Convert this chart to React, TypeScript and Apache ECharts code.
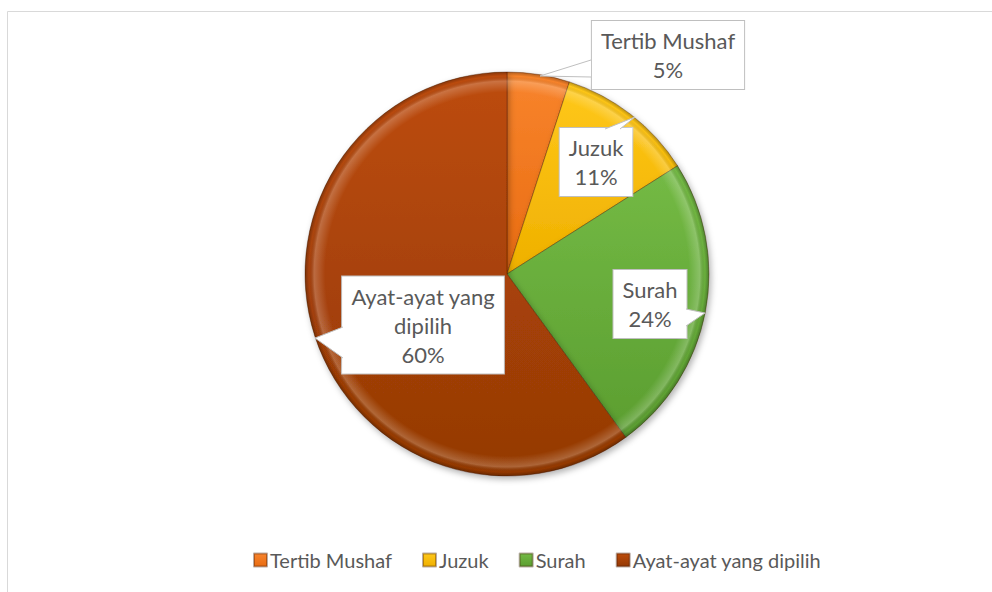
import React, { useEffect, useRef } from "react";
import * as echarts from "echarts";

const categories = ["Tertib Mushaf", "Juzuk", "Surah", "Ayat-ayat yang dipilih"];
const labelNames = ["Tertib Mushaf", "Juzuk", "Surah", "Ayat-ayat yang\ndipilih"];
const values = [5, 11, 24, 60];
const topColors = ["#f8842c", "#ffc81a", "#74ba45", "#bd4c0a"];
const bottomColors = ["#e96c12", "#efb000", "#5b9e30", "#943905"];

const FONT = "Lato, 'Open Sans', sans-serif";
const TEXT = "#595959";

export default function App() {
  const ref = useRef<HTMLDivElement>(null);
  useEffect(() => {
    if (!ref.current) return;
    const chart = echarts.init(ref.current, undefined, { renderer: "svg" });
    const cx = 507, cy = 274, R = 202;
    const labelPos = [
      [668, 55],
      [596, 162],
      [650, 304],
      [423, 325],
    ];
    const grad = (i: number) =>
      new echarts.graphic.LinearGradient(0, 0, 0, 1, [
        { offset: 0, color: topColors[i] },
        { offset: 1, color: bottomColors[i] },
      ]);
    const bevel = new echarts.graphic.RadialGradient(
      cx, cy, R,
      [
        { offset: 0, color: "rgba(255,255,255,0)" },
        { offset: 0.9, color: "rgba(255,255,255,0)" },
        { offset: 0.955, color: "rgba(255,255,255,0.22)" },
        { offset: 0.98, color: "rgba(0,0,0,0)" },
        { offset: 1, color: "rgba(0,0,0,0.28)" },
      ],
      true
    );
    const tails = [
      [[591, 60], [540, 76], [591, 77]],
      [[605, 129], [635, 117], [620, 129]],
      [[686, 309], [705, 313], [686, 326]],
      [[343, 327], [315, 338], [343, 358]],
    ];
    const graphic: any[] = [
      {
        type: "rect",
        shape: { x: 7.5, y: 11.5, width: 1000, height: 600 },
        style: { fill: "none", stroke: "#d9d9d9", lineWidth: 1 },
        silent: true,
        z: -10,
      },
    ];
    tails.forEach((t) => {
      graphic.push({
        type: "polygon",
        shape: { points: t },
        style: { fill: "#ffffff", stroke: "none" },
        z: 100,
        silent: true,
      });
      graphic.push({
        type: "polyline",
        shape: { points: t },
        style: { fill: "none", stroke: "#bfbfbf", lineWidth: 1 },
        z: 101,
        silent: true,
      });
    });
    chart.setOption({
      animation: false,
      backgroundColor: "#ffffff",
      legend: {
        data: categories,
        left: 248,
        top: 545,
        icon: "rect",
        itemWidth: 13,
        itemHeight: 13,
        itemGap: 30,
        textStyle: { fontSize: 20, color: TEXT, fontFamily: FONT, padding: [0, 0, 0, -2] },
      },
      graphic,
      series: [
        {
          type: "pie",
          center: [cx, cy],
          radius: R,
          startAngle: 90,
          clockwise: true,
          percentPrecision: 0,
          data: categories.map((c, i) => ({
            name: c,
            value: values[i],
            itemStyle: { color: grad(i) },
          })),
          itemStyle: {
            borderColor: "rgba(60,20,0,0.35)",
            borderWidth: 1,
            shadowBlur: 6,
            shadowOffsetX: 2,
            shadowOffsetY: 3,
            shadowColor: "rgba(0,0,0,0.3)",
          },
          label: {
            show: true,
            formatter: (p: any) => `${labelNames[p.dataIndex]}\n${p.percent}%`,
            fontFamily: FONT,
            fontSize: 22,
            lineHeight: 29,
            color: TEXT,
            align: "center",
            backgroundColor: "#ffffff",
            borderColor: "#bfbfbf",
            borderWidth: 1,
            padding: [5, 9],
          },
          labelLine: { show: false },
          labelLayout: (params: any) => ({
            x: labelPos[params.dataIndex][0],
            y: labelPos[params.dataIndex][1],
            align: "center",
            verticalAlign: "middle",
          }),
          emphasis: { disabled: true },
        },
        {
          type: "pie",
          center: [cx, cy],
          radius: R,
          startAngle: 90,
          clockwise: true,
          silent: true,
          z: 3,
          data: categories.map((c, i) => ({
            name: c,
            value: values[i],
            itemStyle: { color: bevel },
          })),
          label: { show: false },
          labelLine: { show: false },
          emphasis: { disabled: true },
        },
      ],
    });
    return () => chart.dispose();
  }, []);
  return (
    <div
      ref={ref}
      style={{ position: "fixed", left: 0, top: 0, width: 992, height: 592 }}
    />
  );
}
_ _ _
◆ The task
Extract all lines from the material above that include the word "React".

◆ Complete answer
Convert this chart to React, TypeScript and Apache ECharts code.
import React, { useEffect, useRef } from "react";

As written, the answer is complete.